As long as your Python session is active, you can access all the optimization results via the `res` object.

So how can you store this data in a file? We will present two most common alternatives:

* using the [`pickle`](https://docs.python.org/3/library/pickle.html) module;
* using the [`joblib`](https://pythonhosted.org/joblib/) module.

Of course, there also are other, less frequently used modules for data serialization, e.g. [`dill`](http://trac.mystic.cacr.caltech.edu/project/pathos/wiki/dill/User_Guide.html).

## Using `pickle`

`pickle` is the most widespread data serialization library. In fact, it is a part of the Python standard library, i.e. you do not have to install any additional libraries.

Let's try to pickle our result to a file named `result_pickle.pkl`:

In [3]:
import pickle

with open('result_pickle.pkl', 'wb') as f:
    pickle.dump(res, f)

Now we can load this file using `pickle.load()`:

In [4]:
with open('result_pickle.pkl', 'rb') as f:
    res_pickle_loaded = pickle.load(f)

res_pickle_loaded.fun

-0.17487957729512074

## Using `joblib`

`joblib` is an external library for lightweight pipelining in Python. It also conveniently provides `joblib.dump()` and `joblib.load()` functions for serialization and deserialization which are optimized for large NumPy array.
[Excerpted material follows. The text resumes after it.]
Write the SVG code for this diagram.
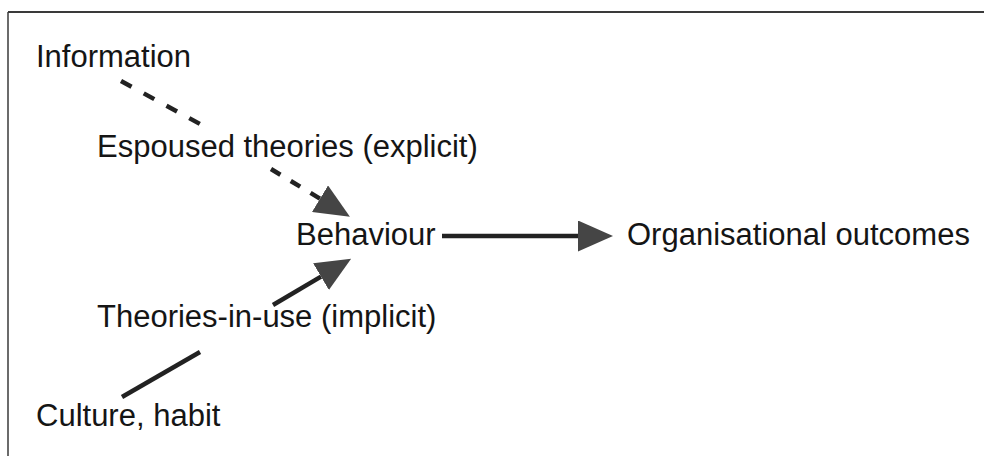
<svg xmlns="http://www.w3.org/2000/svg" width="984" height="456" viewBox="0 0 984 456">
  <style>
    .label { font-family: "Liberation Sans", Arial, sans-serif; font-size: 31px; fill: #151515; }
    .frame { stroke: #3a3a3a; fill: none; }
    .conn { stroke: #222; stroke-width: 4.5; fill: none; stroke-linecap: butt; }
  </style>
  <defs>
    <marker id="arrow" viewBox="0 0 35 31" refX="0" refY="15.5" markerWidth="35" markerHeight="31" markerUnits="userSpaceOnUse" orient="auto">
      <path d="M0,0 L35,15.5 L0,31 Z" fill="#454545"/>
    </marker>
  </defs>
  <rect width="984" height="456" fill="#ffffff"/>

  <!-- frame -->
  <line class="frame" x1="8" y1="12" x2="984" y2="12" stroke-width="2"/>
  <line class="frame" x1="8" y1="12" x2="8" y2="456" stroke-width="1.5" stroke="#555"/>

  <!-- connectors -->
  <g id="connectors">
    <!-- Information -> Behaviour (dashed, passes behind the espoused theories label) -->
    <line class="conn" stroke-dasharray="12 13.9" x1="121" y1="81" x2="200" y2="124"/>
    <line class="conn" stroke-dasharray="11 12.1" x1="271" y1="169" x2="320" y2="198.7" marker-end="url(#arrow)"/>
    <!-- Culture -> Behaviour (solid, passes behind the theories-in-use label) -->
    <line class="conn" x1="122" y1="397" x2="200" y2="352"/>
    <line class="conn" x1="273" y1="305" x2="321" y2="276.6" marker-end="url(#arrow)"/>
    <!-- Behaviour -> Organisational outcomes -->
    <line class="conn" x1="442" y1="236" x2="578" y2="236" marker-end="url(#arrow)"/>
  </g>

  <g id="information"><text class="label" x="36" y="67">Information</text></g>
  <g id="espoused"><text class="label" x="97" y="157">Espoused theories (explicit)</text></g>
  <g id="behaviour"><text class="label" x="296" y="245">Behaviour</text></g>
  <g id="outcomes"><text class="label" x="627" y="245">Organisational outcomes</text></g>
  <g id="theories-in-use"><text class="label" x="97" y="327">Theories-in-use (implicit)</text></g>
  <g id="culture"><text class="label" x="36" y="426">Culture, habit</text></g>
</svg>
If you have not used it before, install joblib by typing `pip install joblib` in your terminal. The usage is very similar to the `pickle` alternative:

In [5]:
import joblib

with open('result_joblib.pkl', 'wb') as f:
    joblib.dump(res, f)

In fact, you can skip opening the file manually and specify the filename as the second argument:

In [6]:
joblib.dump(res, 'result_joblib.pkl');

Use `joblib.load()` to load from file:

In [7]:
res_loaded_joblib = joblib.load('result_joblib.pkl')

res_loaded_joblib.fun

-0.17487957729512074

## What should I use?

The main advantage of `pickle` is that it is a part of the standard library. Hence, stored results can be loaded virtually everywhere, provided the same Python version. On the other side, `joblib` is better for big data; you should consider it if you have very large objects, e.g. if the number of function evaluations is very large. 

## Possible problems

* __Python versions incompatibility:__ In general, objects serialized in Python 2 cannot be deserialized in Python 3 and vice versa. This is true for both `pickle` and `joblib`.
* __Security issues:__ Once again, do not load any files from untrusted sources.
* __Unable to serialize the objective function:__ This happens if your objective function is non-trivial (e.g. you call MATLAB from Python) and cannot be serialized using either of the libraries. In this case, a possible workaround is to create a deep copy of the results object and to delete the function before serializing it: 

In [8]:
from copy import deepcopy

res_no_fun = deepcopy(res)
del res_no_fun.specs['args']['func']
joblib.dump(res_no_fun, 'result_joblib_no_fun.pkl')

res_loaded_no_fun = joblib.load('result_joblib_no_fun.pkl')

Notice that the objective function is missing in the loaded object:

In [9]:
res_loaded_no_fun.specs['args'].keys()

dict_keys(['base_estimator', 'xi', 'kappa', 'dimensions', 'n_restarts_optimizer', 'x0', 'n_random_starts', 'callback', 'n_points', 'acq_optimizer', 'n_calls', 'verbose', 'acq_func', 'y0', 'random_state'])

You can also directly delete the `.specs['args']['func']` field in the original result if you are sure you will not need it later.

Be careful: If you create a (shallow) copy (i.e. `copy.copy()`) of the results object and then delete `.specs['args']['func']` in the copied object, this field will be deleted in the original object as well.